At their second of six planned meetings on Dec. 2, task force members discussed the goal of determining how those Rossmoor amenities can be evaluated for their relevance and impact, and for how big a bang they make for the buck.
The six task force members ‒ with help from two UC Berkeley Haas Business School fellows ‒ want to ultimately discern not only these departments’ impact but where that impact falls short. To help accomplish that goal, they are armed with specifics on the cost per manor for 2026 for each of those three departments, how many full-time-equivalent staff members each has, and those departments’ total 2026 budget.
“The unmet demand is what we’re trying to assess,” Rossmoor General Manager Jeff Matheson told the group. “How many Rossmoor residents have we not been able to honor? And what is the remedy?”
Some Rossmoor amenities, such as the lawn bowling greens, the Gateway art studios and woodshop, and the table tennis building, primarily serve one Rossmoor club. The same concept applies to the buses that the Transportation Department uses to provide its services; those buses primarily serve one group, riders.
But task force member Nancy Castille noted that Rossmoor clubs provide varying levels of support for the designated use amenities they use. Those clubs’ contributions, she said, should factor into any determination of a given amenity’s economic and/or community worth.

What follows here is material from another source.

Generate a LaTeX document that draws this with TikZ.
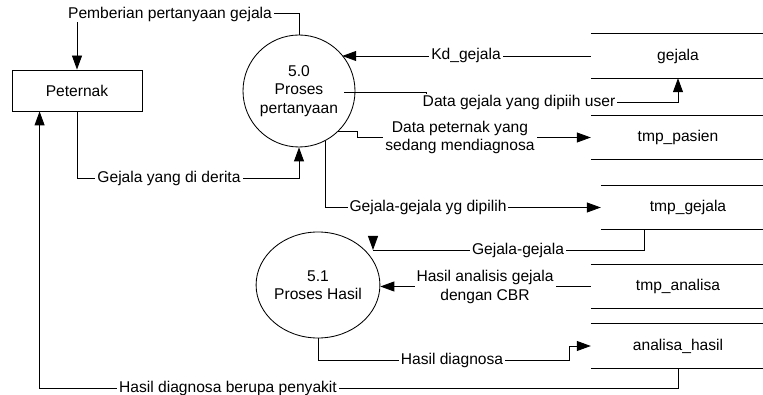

“For some people, clubs are the whole Rossmoor experience,” she said.
Ex-officio task force member Dwight Walker said the clubs’ non-resident member levels would also have to be tracked, to see how they affect costs borne by residents.
There also are intangibles that help determine any club’s “value.” While relatively few people may use the woodshop, the knife and other sharpening that its members provide to residents, and the repair of wooden furniture and other objects, present their own kind of value, task force members said.
And some amenities that lose enough users simply disappear. Task force members cited Rossmoor’s equestrian stable, which hosted its last horse in 2003.
Task force member Adrian Byram said part of the group’s job is to discern whether some clubs or other groups are using a disproportionate amount of square footage per user, in a community where space is increasingly at a premium. The data used to accomplish that will have to be compatible with NetSuite, Rossmoor’s relatively new software platform, which he said can assist with the KPI work.
Though many specifics have yet to be determined, task force Chairwoman Susan Hildreth said the general direction is clear. “I think we have a good sense of where we’ll go.”